▶ _PROMPT_
Transcribe exactly the span of lines that begins the records and ends with the line holding "const yTicks = [0, 10, 20, 30, 40, 50];", both boundary lines included.

[start]

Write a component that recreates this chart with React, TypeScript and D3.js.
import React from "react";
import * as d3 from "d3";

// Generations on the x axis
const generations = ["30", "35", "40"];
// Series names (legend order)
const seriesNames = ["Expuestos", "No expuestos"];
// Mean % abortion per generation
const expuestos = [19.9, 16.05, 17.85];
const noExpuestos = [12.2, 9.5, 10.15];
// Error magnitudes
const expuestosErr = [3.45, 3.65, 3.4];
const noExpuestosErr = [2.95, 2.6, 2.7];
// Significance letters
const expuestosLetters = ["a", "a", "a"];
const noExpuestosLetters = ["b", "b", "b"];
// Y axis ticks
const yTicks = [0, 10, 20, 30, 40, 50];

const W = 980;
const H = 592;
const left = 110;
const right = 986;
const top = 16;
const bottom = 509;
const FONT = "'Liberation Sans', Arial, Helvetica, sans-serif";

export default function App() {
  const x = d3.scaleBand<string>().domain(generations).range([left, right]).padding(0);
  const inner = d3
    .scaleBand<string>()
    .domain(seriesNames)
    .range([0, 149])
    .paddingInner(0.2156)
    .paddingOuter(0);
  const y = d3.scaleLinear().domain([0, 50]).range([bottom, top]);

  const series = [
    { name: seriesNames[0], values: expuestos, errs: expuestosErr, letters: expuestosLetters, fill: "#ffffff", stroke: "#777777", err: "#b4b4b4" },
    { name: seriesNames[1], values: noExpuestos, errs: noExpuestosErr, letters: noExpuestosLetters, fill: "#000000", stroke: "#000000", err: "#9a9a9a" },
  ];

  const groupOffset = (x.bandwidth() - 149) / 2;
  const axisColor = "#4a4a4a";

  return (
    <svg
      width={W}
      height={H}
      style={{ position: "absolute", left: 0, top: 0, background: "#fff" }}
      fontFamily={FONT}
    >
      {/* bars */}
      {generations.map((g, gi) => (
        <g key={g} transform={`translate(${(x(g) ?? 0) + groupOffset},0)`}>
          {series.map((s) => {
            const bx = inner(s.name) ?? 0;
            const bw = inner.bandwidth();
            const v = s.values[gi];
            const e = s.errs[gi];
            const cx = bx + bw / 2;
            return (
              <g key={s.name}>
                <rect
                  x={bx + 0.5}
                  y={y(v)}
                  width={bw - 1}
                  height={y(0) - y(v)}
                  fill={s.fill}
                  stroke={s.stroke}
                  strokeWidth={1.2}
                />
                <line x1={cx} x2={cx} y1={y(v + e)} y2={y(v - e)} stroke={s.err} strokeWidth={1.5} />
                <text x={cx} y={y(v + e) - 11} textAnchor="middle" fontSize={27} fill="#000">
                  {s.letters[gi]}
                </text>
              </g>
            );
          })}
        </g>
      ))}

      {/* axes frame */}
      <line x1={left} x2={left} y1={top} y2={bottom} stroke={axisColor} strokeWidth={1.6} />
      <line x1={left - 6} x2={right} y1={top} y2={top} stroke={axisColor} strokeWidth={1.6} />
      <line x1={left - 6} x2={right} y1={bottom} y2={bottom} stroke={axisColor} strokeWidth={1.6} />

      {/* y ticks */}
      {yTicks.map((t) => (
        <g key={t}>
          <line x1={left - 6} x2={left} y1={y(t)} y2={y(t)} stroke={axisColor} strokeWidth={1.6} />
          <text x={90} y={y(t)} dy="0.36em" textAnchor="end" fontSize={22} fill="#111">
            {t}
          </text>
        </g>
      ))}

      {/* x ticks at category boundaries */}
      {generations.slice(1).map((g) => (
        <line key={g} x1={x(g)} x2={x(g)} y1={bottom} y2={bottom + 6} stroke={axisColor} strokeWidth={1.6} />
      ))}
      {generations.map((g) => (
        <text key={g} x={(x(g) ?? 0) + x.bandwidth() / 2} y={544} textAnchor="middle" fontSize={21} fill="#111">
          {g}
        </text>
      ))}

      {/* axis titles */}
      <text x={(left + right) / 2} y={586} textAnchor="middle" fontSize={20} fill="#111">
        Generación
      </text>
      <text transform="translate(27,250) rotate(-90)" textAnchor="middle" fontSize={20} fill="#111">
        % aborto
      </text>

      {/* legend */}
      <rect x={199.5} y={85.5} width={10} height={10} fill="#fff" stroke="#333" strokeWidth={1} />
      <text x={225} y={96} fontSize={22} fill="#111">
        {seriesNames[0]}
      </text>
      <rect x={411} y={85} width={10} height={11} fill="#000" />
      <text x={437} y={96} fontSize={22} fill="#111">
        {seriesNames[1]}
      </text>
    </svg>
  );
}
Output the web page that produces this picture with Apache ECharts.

[end]

▶ _RESULT OF THE EXERCISE_
Write a component that recreates this chart with React, TypeScript and D3.js.
import React from "react";
import * as d3 from "d3";

// Generations on the x axis
const generations = ["30", "35", "40"];
// Series names (legend order)
const seriesNames = ["Expuestos", "No expuestos"];
// Mean % abortion per generation
const expuestos = [19.9, 16.05, 17.85];
const noExpuestos = [12.2, 9.5, 10.15];
// Error magnitudes
const expuestosErr = [3.45, 3.65, 3.4];
const noExpuestosErr = [2.95, 2.6, 2.7];
// Significance letters
const expuestosLetters = ["a", "a", "a"];
const noExpuestosLetters = ["b", "b", "b"];
// Y axis ticks
const yTicks = [0, 10, 20, 30, 40, 50];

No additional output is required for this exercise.